Uit studies van de World Allergy Organisation (WAO) blijkt dat ongeveer 2,5% van de totale wereldbevolking allergische reacties vertoont na opname van voedsel, bij kinderen onder de 3 jaar loopt dit op tot 8%. Algemeen wordt verwacht dat deze percentages sterk zullen toenemen in de komende jaren.
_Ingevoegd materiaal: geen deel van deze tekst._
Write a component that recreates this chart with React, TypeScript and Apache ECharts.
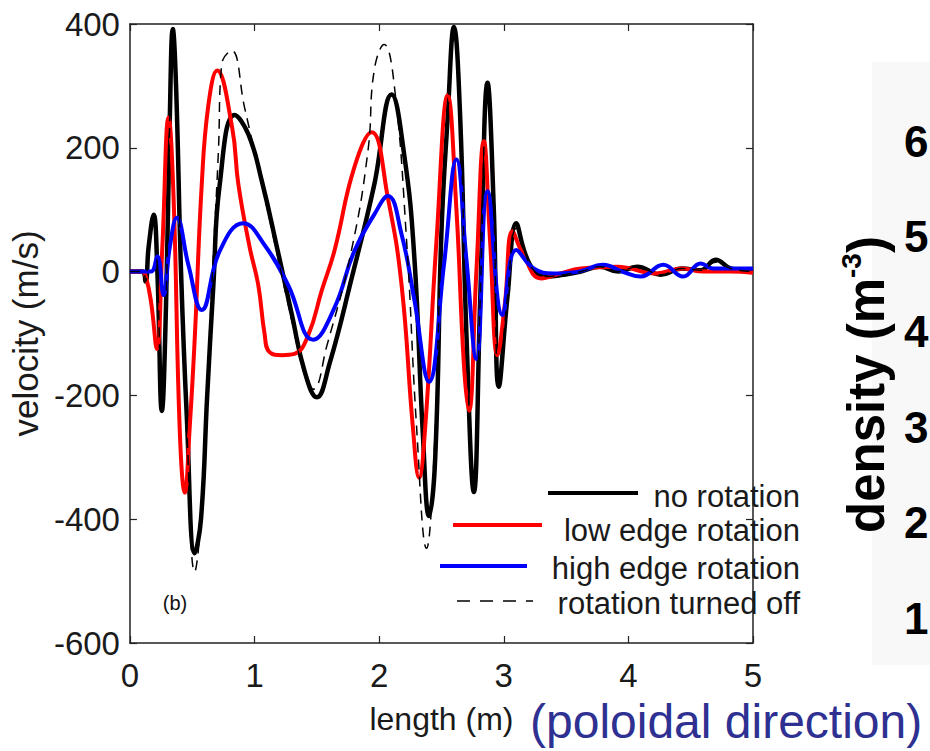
import React, { useEffect, useRef } from "react";
import * as echarts from "echarts";

// length (m) / velocity (m/s)
const noRotationL = [0, 0.1, 0.125, 0.15, 0.19, 0.22, 0.256, 0.29, 0.32, 0.344, 0.37, 0.41, 0.456, 0.52, 0.57, 0.62, 0.67, 0.72, 0.84, 0.95, 1.06, 1.19, 1.3, 1.4, 1.5, 1.6, 1.78, 1.96, 2.1, 2.2, 2.28, 2.35, 2.4, 2.45, 2.5, 2.55, 2.6, 2.65, 2.7, 2.76, 2.81, 2.87, 2.92, 2.96, 3.03, 3.1, 3.17, 3.25, 3.35, 3.48, 3.62, 3.77, 3.92, 4.07, 4.26, 4.43, 4.58, 4.7, 4.82, 5.0];
const noRotationV = [0, 0, -16, 40, 92, 0, -225, -50, 250, 392, 300, 0, -233, -455, -400, -200, -20, 140, 253, 222, 145, 30, -70, -160, -203, -150, -10, 140, 286, 190, 30, -260, -395, -300, 65, 250, 395, 250, -100, -356, -50, 305, 100, -186, -40, 78, 30, 0, -8, -5, 0, 8, 0, 8, -5, 5, 2, 19, 5, 0];

const lowEdgeL = [0, 0.1, 0.13, 0.17, 0.216, 0.26, 0.31, 0.35, 0.4, 0.44, 0.48, 0.52, 0.576, 0.63, 0.7, 0.82, 0.87, 0.96, 1.03, 1.08, 1.12, 1.22, 1.32, 1.43, 1.54, 1.64, 1.8, 1.94, 2.07, 2.18, 2.27, 2.32, 2.37, 2.46, 2.55, 2.62, 2.68, 2.72, 2.78, 2.84, 2.89, 2.95, 3.01, 3.07, 3.15, 3.3, 3.45, 3.62, 3.91, 4.22, 4.43, 4.6, 4.82, 5.0];
const lowEdgeV = [0, 0, -10, -50, -125, 40, 249, 120, -258, -357, -250, -108, 140, 270, 325, 233, 141, 40, -22, -100, -130, -135, -133, -103, -30, 33, 168, 225, 119, -22, -250, -333, -250, 50, 285, 100, -150, -225, 0, 211, 50, -135, -50, 65, 30, -11, -3, 5, 8, -3, 5, 0, 0, -2];

const highEdgeL = [0, 0.12, 0.17, 0.22, 0.27, 0.32, 0.376, 0.47, 0.576, 0.72, 0.91, 1.08, 1.27, 1.47, 1.64, 1.8, 1.96, 2.07, 2.18, 2.28, 2.4, 2.52, 2.62, 2.7, 2.78, 2.87, 2.99, 3.1, 3.24, 3.4, 3.6, 3.8, 3.95, 4.1, 4.28, 4.44, 4.58, 4.68, 4.85, 5.0];
const highEdgeV = [0, 0, 0, 25, -38, 40, 87, 10, -62, 33, 78, 43, -22, -110, -59, 33, 92, 122, 60, -43, -178, 11, 181, 20, -141, 130, -70, 35, 5, -3, 0, 11, 0, -8, 11, -8, 13, 5, 5, 5];

const turnedOffL = [0, 0.1, 0.125, 0.15, 0.19, 0.22, 0.256, 0.29, 0.32, 0.344, 0.37, 0.41, 0.456, 0.52, 0.57, 0.62, 0.67, 0.71, 0.736, 0.816, 0.92, 1.06, 1.19, 1.3, 1.4, 1.47, 1.58, 1.776, 1.91, 1.96, 2.04, 2.12, 2.22, 2.3, 2.38, 2.44, 2.5, 2.55, 2.6, 2.65, 2.7, 2.76, 2.81, 2.87, 2.92, 2.96, 3.03, 3.1, 3.17, 3.25, 3.35, 3.48, 3.62, 3.77, 3.92, 4.07, 4.26, 4.43, 4.58, 4.7, 4.82, 5.0];
const turnedOffV = [0, 0, -16, 40, 92, 0, -225, -50, 250, 385, 300, 0, -250, -485, -400, -180, 30, 195, 335, 357, 265, 140, 20, -80, -165, -190, -120, 33, 195, 325, 367, 303, 50, -250, -447, -300, 65, 250, 385, 250, -100, -350, -50, 295, 100, -180, -40, 70, 30, 0, -8, -5, 0, 8, 0, 8, -5, 5, 2, 15, 5, 0];

const seriesNames = ["no rotation", "low edge rotation", "high edge rotation", "rotation turned off"];
const densityTicks = ["6", "5", "4", "3", "2", "1"];

const FONT = "'Liberation Sans', Arial, sans-serif";

function pairs(xs: number[], ys: number[]) {
  return xs.map((x, i) => [x, ys[i]]);
}

export default function App() {
  const ref = useRef<HTMLDivElement>(null);
  useEffect(() => {
    const chart = echarts.init(ref.current!, null, { renderer: "svg" });
    const axisLine = { show: true, onZero: false, lineStyle: { color: "#222", width: 1.5 } };
    const axisTick = { show: true, inside: true, length: 7, lineStyle: { color: "#222", width: 1.2 } };
    const legendRows = [
      { name: seriesNames[0], x1: 548, x2: 638, y: 493, ty: 496, color: "#000", dash: null as any, w: 4 },
      { name: seriesNames[1], x1: 453, x2: 542, y: 525, ty: 530, color: "#ff0000", dash: null, w: 4 },
      { name: seriesNames[2], x1: 440, x2: 527, y: 566, ty: 568, color: "#0000ff", dash: null, w: 4 },
      { name: seriesNames[3], x1: 457, x2: 533, y: 601, ty: 603, color: "#000", dash: [13, 10], w: 1.5 },
    ];
    const graphic: any[] = [
      { type: "rect", shape: { x: 872, y: 62, width: 60, height: 603 }, style: { fill: "#f8f8f8" }, z: 0 },
      {
        type: "text", x: 175, y: 603,
        style: { text: "(b)", font: `20px ${FONT}`, fill: "#111", textAlign: "center", textVerticalAlign: "middle" },
      },
      {
        type: "text", x: 530, y: 721,
        style: { text: "(poloidal direction)", font: `48px ${FONT}`, fill: "#2e3192", textAlign: "left", textVerticalAlign: "middle" },
      },
      {
        type: "text", x: 866, y: 533, rotation: Math.PI / 2,
        style: { text: "density (m", font: `bold 51px ${FONT}`, fill: "#000", textAlign: "left", textVerticalAlign: "middle" },
      },
      {
        type: "text", x: 851, y: 278, rotation: Math.PI / 2,
        style: { text: "-3", font: `bold 28px ${FONT}`, fill: "#000", textAlign: "left", textVerticalAlign: "middle" },
      },
      {
        type: "text", x: 866, y: 253, rotation: Math.PI / 2,
        style: { text: ")", font: `bold 51px ${FONT}`, fill: "#000", textAlign: "left", textVerticalAlign: "middle" },
      },
    ];
    densityTicks.forEach((t, i) => {
      graphic.push({
        type: "text", x: 904, y: 141 + i * 95.4,
        style: { text: t, font: `bold 44px ${FONT}`, fill: "#000", textAlign: "left", textVerticalAlign: "middle" },
      });
    });
    legendRows.forEach((r) => {
      graphic.push({
        type: "line", shape: { x1: r.x1, y1: r.y, x2: r.x2, y2: r.y },
        style: { stroke: r.color, lineWidth: r.w, lineDash: r.dash || undefined }, z: 10,
      });
      graphic.push({
        type: "text", x: 800, y: r.ty, z: 10,
        style: { text: r.name, font: `31px ${FONT}`, fill: "#1a1a1a", textAlign: "right", textVerticalAlign: "middle" },
      });
    });

    const lineCommon = { type: "line", showSymbol: false, smooth: 0.45 };

    chart.setOption({
      animation: false,
      backgroundColor: "#ffffff",
      grid: { left: 129, right: 177, top: 24, bottom: 108, containLabel: false },
      xAxis: [
        {
          type: "value", min: 0, max: 5, interval: 1, position: "bottom",
          name: "length (m)", nameLocation: "middle", nameGap: 60,
          nameTextStyle: { fontSize: 32, color: "#1a1a1a", fontFamily: FONT },
          axisLine, axisTick,
          axisLabel: { fontSize: 33, color: "#1a1a1a", margin: 16, fontFamily: FONT },
          splitLine: { show: false },
        },
        {
          type: "value", min: 0, max: 5, interval: 1, position: "top",
          axisLine, axisTick, axisLabel: { show: false }, splitLine: { show: false },
        },
      ],
      yAxis: [
        {
          type: "value", min: -600, max: 400, interval: 200, position: "left",
          name: "velocity (m/s)", nameLocation: "middle", nameGap: 76, nameRotate: 90,
          nameTextStyle: { fontSize: 35, color: "#1a1a1a", fontFamily: FONT },
          axisLine, axisTick,
          axisLabel: { fontSize: 33, color: "#1a1a1a", margin: 10, fontFamily: FONT },
          splitLine: { show: false },
        },
        {
          type: "value", min: -600, max: 400, interval: 200, position: "right",
          axisLine, axisTick, axisLabel: { show: false }, splitLine: { show: false },
        },
      ],
      series: [
        {
          ...lineCommon, name: seriesNames[0], data: pairs(noRotationL, noRotationV), z: 2,
          lineStyle: { color: "#000", width: 4.5 },
        },
        {
          ...lineCommon, name: seriesNames[1], data: pairs(lowEdgeL, lowEdgeV), z: 3,
          lineStyle: { color: "#ff0000", width: 4 },
        },
        {
          ...lineCommon, name: seriesNames[2], data: pairs(highEdgeL, highEdgeV), z: 4,
          lineStyle: { color: "#0000ff", width: 4 },
        },
        {
          ...lineCommon, name: seriesNames[3], data: pairs(turnedOffL, turnedOffV), z: 5,
          lineStyle: { color: "#000", width: 1.5, type: [10, 7] },
        },
      ],
      graphic,
    });
    return () => chart.dispose();
  }, []);
  return (
    <div
      ref={ref}
      style={{ position: "fixed", left: 0, top: 0, width: 930, height: 751, background: "#fff" }}
    />
  );
}
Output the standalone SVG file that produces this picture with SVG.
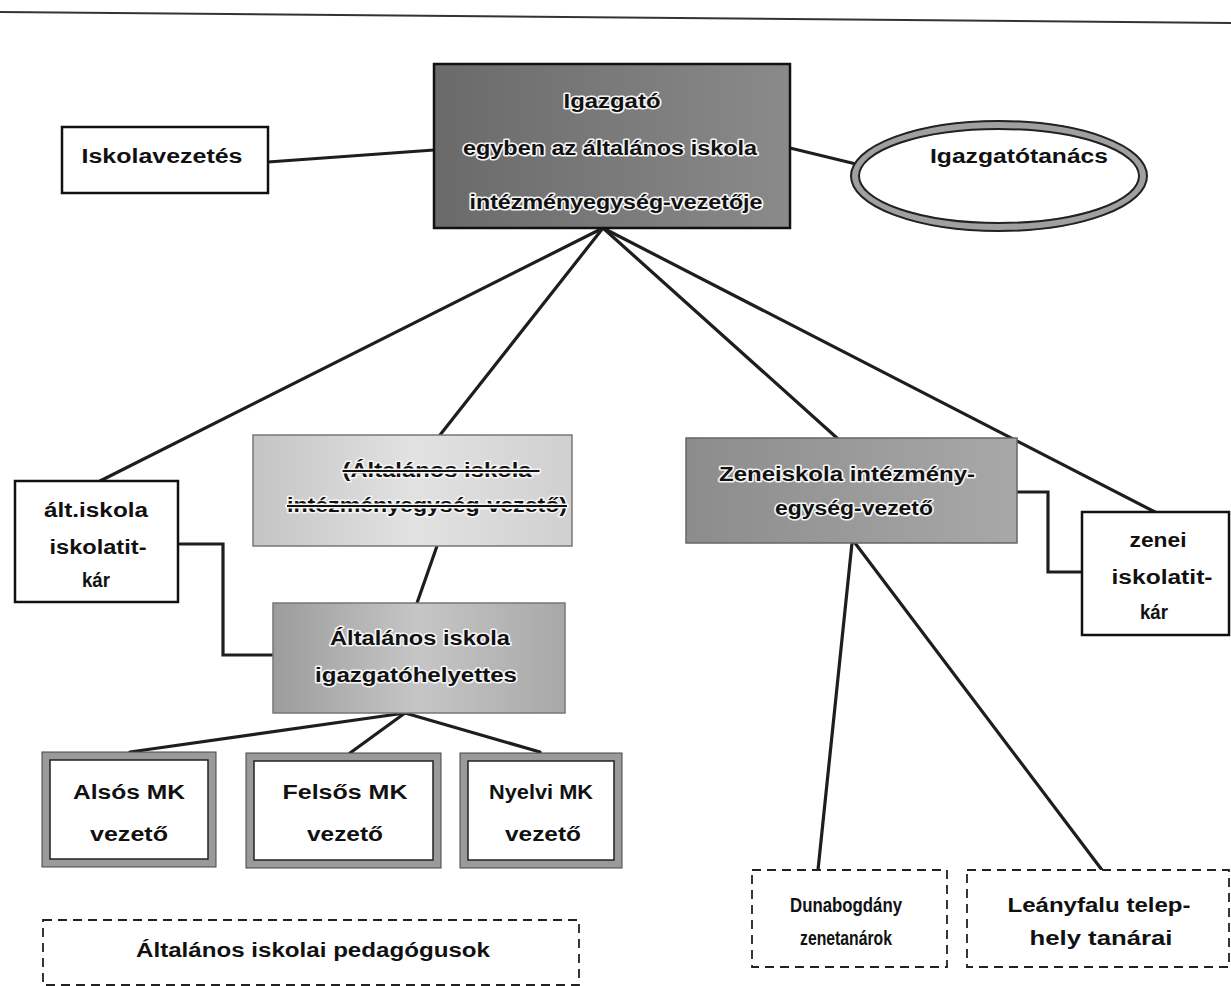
<svg xmlns="http://www.w3.org/2000/svg" width="1231" height="986" viewBox="0 0 1231 986">
<defs>
<linearGradient id="gTop" x1="0" y1="0" x2="1" y2="0"><stop offset="0" stop-color="#6a6a6a"/><stop offset="1" stop-color="#8a8a8a"/></linearGradient>
<linearGradient id="gMid" x1="0" y1="0" x2="1" y2="0"><stop offset="0" stop-color="#c4c4c4"/><stop offset="0.5" stop-color="#e2e2e2"/><stop offset="1" stop-color="#d0d0d0"/></linearGradient>
<linearGradient id="gHely" x1="0" y1="0" x2="1" y2="0"><stop offset="0" stop-color="#9c9c9c"/><stop offset="0.5" stop-color="#c6c6c6"/><stop offset="1" stop-color="#a8a8a8"/></linearGradient>
<linearGradient id="gZene" x1="0" y1="0" x2="1" y2="0"><stop offset="0" stop-color="#8c8c8c"/><stop offset="1" stop-color="#a8a8a8"/></linearGradient>
</defs>
<style>
.t{font-family:"Liberation Sans",Arial,sans-serif;font-size:20px;font-weight:bold;fill:#111;text-anchor:middle;}
.h{stroke:#f4f4f4;stroke-width:3px;paint-order:stroke;stroke-linejoin:round;}
.box{stroke:#111;stroke-width:2.5;}
.wbox{fill:#fff;stroke:#111;stroke-width:2.5;}
.dash{fill:#fff;stroke:#222;stroke-width:1.8;stroke-dasharray:9 6;}
.mkout{fill:#9a9a9a;stroke:#444;stroke-width:1;}
.mkin{fill:#fff;stroke:#222;stroke-width:1.5;}
.ln{stroke:#1e1e1e;stroke-width:3.2;fill:none;stroke-linecap:round;}
.el{stroke:#222;stroke-width:2;fill:none;}
</style>
<line x1="0" y1="12" x2="1231" y2="23" stroke="#333" stroke-width="2"/>
<g id="connectors">
<line class="ln" x1="268" y1="162" x2="434" y2="150"/>
<line class="ln" x1="790" y1="148" x2="856" y2="164"/>
<line class="ln" x1="603" y1="228" x2="100" y2="481"/>
<line class="ln" x1="603" y1="228" x2="440" y2="435"/>
<line class="ln" x1="603" y1="228" x2="837" y2="438"/>
<line class="ln" x1="603" y1="228" x2="1155" y2="512"/>
<line class="ln" x1="437" y1="546" x2="417" y2="603"/>
<polyline class="ln" points="178,544 223,544 223,655 273,655"/>
<polyline class="ln" points="1017,492 1048,492 1048,572 1082,572"/>
<line class="ln" x1="405" y1="713" x2="130" y2="752"/>
<line class="ln" x1="405" y1="713" x2="350" y2="753"/>
<line class="ln" x1="405" y1="713" x2="540" y2="752"/>
<line class="ln" x1="852" y1="543" x2="818" y2="870"/>
<line class="ln" x1="855" y1="543" x2="1102" y2="870"/>
</g>
<g id="igazgato">
<rect class="box" x="434" y="64" width="356" height="164" fill="url(#gTop)"/>
<text class="t h" x="612" y="108" textLength="97" lengthAdjust="spacingAndGlyphs">Igazgató</text>
<text class="t h" x="610" y="155" textLength="294" lengthAdjust="spacingAndGlyphs">egyben az általános iskola</text>
<text class="t h" x="616" y="209" textLength="293" lengthAdjust="spacingAndGlyphs">intézményegység-vezetője</text>
</g>
<g id="iskolavezetes">
<rect class="wbox" x="62" y="127" width="206" height="66"/>
<text class="t" x="162" y="163" textLength="161" lengthAdjust="spacingAndGlyphs">Iskolavezetés</text>
</g>
<g id="igazgatotanacs">
<ellipse cx="999" cy="176" rx="144" ry="51" fill="#fff" stroke="#a0a0a0" stroke-width="9"/>
<ellipse class="el" cx="999" cy="176" rx="148" ry="55"/>
<ellipse class="el" cx="999" cy="176" rx="140" ry="47"/>
<text class="t" x="1019" y="163" textLength="178" lengthAdjust="spacingAndGlyphs">Igazgatótanács</text>
</g>
<g id="alt-titkar">
<rect class="wbox" x="15" y="481" width="163" height="121"/>
<text class="t" x="96" y="517" textLength="104" lengthAdjust="spacingAndGlyphs">ált.iskola</text>
<text class="t" x="98" y="554" textLength="97" lengthAdjust="spacingAndGlyphs">iskolatit-</text>
<text class="t" x="96" y="587" textLength="28" lengthAdjust="spacingAndGlyphs">kár</text>
</g>
<g id="altalanos-vezeto">
<rect x="253" y="435" width="319" height="111" fill="url(#gMid)" stroke="#777" stroke-width="1.5"/>
<text class="t h" x="441" y="477" textLength="197" lengthAdjust="spacingAndGlyphs" text-decoration="line-through">(Általános iskola-</text>
<text class="t h" x="427" y="512" textLength="280" lengthAdjust="spacingAndGlyphs" text-decoration="line-through">intézményegység-vezető)</text>
</g>
<g id="igazgatohelyettes">
<rect x="273" y="603" width="292" height="110" fill="url(#gHely)" stroke="#777" stroke-width="1.5"/>
<text class="t h" x="420" y="645" textLength="180" lengthAdjust="spacingAndGlyphs">Általános iskola</text>
<text class="t h" x="416" y="682" textLength="202" lengthAdjust="spacingAndGlyphs">igazgatóhelyettes</text>
</g>
<g id="zeneiskola">
<rect x="686" y="438" width="331" height="105" fill="url(#gZene)" stroke="#666" stroke-width="1.5"/>
<text class="t h" x="847" y="481" textLength="256" lengthAdjust="spacingAndGlyphs">Zeneiskola intézmény-</text>
<text class="t h" x="854" y="515" textLength="158" lengthAdjust="spacingAndGlyphs">egység-vezető</text>
</g>
<g id="zenei-titkar">
<rect class="wbox" x="1082" y="512" width="147" height="123"/>
<text class="t" x="1158" y="547" textLength="57" lengthAdjust="spacingAndGlyphs">zenei</text>
<text class="t" x="1162" y="584" textLength="101" lengthAdjust="spacingAndGlyphs">iskolatit-</text>
<text class="t" x="1154" y="619" textLength="28" lengthAdjust="spacingAndGlyphs">kár</text>
</g>
<g id="also">
<rect class="mkout" x="42" y="752" width="174" height="115"/>
<rect class="mkin" x="50" y="760" width="158" height="99"/>
<text class="t" x="129" y="799" textLength="112" lengthAdjust="spacingAndGlyphs">Alsós MK</text>
<text class="t" x="129" y="841" textLength="78" lengthAdjust="spacingAndGlyphs">vezető</text>
</g>
<g id="felso">
<rect class="mkout" x="246" y="753" width="195" height="115"/>
<rect class="mkin" x="254" y="761" width="179" height="99"/>
<text class="t" x="345" y="799" textLength="125" lengthAdjust="spacingAndGlyphs">Felsős MK</text>
<text class="t" x="345" y="841" textLength="76" lengthAdjust="spacingAndGlyphs">vezető</text>
</g>
<g id="nyelvi">
<rect class="mkout" x="460" y="753" width="162" height="115"/>
<rect class="mkin" x="468" y="761" width="146" height="99"/>
<text class="t" x="541" y="799" textLength="104" lengthAdjust="spacingAndGlyphs">Nyelvi MK</text>
<text class="t" x="543" y="841" textLength="76" lengthAdjust="spacingAndGlyphs">vezető</text>
</g>
<g id="pedagogusok">
<rect class="dash" x="43" y="920" width="536" height="65"/>
<text class="t" x="313" y="957" textLength="354" lengthAdjust="spacingAndGlyphs">Általános iskolai pedagógusok</text>
</g>
<g id="dunabogdany">
<rect class="dash" x="752" y="870" width="195" height="97"/>
<text class="t" x="846" y="912" textLength="112" lengthAdjust="spacingAndGlyphs">Dunabogdány</text>
<text class="t" x="846" y="945" textLength="92" lengthAdjust="spacingAndGlyphs">zenetanárok</text>
</g>
<g id="leanyfalu">
<rect class="dash" x="967" y="870" width="262" height="97"/>
<text class="t" x="1099" y="912" textLength="183" lengthAdjust="spacingAndGlyphs">Leányfalu telep-</text>
<text class="t" x="1101" y="945" textLength="143" lengthAdjust="spacingAndGlyphs">hely tanárai</text>
</g>
</svg>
Het opsporen van voedselallergenen is echter niet evident omdat ze slechts in zeer kleine hoeveelheden voorkomen. De MeBioS-Biosensorgroep (KULeuven) werkt momenteel aan de ontwikkeling van zeer gevoelige optische biosensoren voor de detectie van allergenen in voeding. Voedselallergieën worden door uiteenlopende voedingsmiddelen veroorzaakt. Soja, eieren, melk, pindanoten en schaaldieren zijn voornamelijk de boosdoeners. De klinische verschijnselen variëren van milde tot fatale reacties en ook de gevoeligheid van een individu voor een allergeen varieert sterk. De enige manier om allergische reacties te voorkomen is het vermijden van de consumptie van de allergenen. Betrouwbare productinformatie is daarom essentieel om voedselallergische patiënten te beschermen. Het opsporen van deze allergenen is echter niet evident omdat ze meestal slechts in zeer kleine hoeveelheden voorkomen en dikwijls gemaskeerd zijn in een complexe voedingsmatrix. Omdat in de voedingsindustrie een goede reputatie van cruciaal belang is, zijn vele voedingsproducenten op zoek naar gevoelige en betrouwbare detectiemethoden voor kwaliteitsbewaking en accurate etikettering.

De MeBioS Biosensorgroep (Afdeling Mechatronica, Biostatistiek en Sensoren, Departement Biosystemen K.U.Leuven) werkt aan de ontwikkeling van een zeer gevoelige optische biosensor voor de detectie van allergenen in voeding. Dit type biosensor koppelt de voordelen van optische vezeltechnologie (nanoplasmonics) aan die van aptameertechnologie. In een eerste deel van het onderzoek wordt gezocht naar een geschikte aptameer-bioreceptor specifiek voor het allergeen. Aptameren zijn stukjes DNA of RNA die geselecteerd worden uit een grote oligonucleotidenbibliotheek op basis van hun bindingsaffiniteit en specificiteit ten opzichte van de doelmolecule. Deze selectie gebeurt met capillaire electroforese. Deze bioreceptormoleculen worden in een tweede fase geïmmobiliseerd op een nanoplasmonische sensormodule. Deze module is opgebouwd rond een optische silicavezel bedekt met een titaniumlaag van enkele nanometers dik en een dunne laag goud van 50 nm. Wanneer de allergenen binden op de aptameerreceptoren op de goudlaag wijzigt de brekingsindex aan het sensoroppervlak. Dit fenomeen wordt ‘localised plasmon resonance’ genoemd en kan zeer gevoelig opgemeten worden. De nieuw ontwikkelde sensor moet de producenten de mogelijkheid geven om snel, accuraat en ‘label-free’ verschillende levensmiddelen te screenen voor voedselallergenen, en garanties te bieden naar de eventueel allergische consument via een sluitend kwaliteitssysteem en correcte productetikettering.


Figuur1: De optische aptasensor. Het onderste deel van de probe is met goud nanodeeltjes bedekt waarop de aptameren gebonden zijn.


Figuur2: Optische vezeltechnologie en aptameertechnologie worden gecombineerd tot een optische aptasensor voor de detectie van allergen in voeding.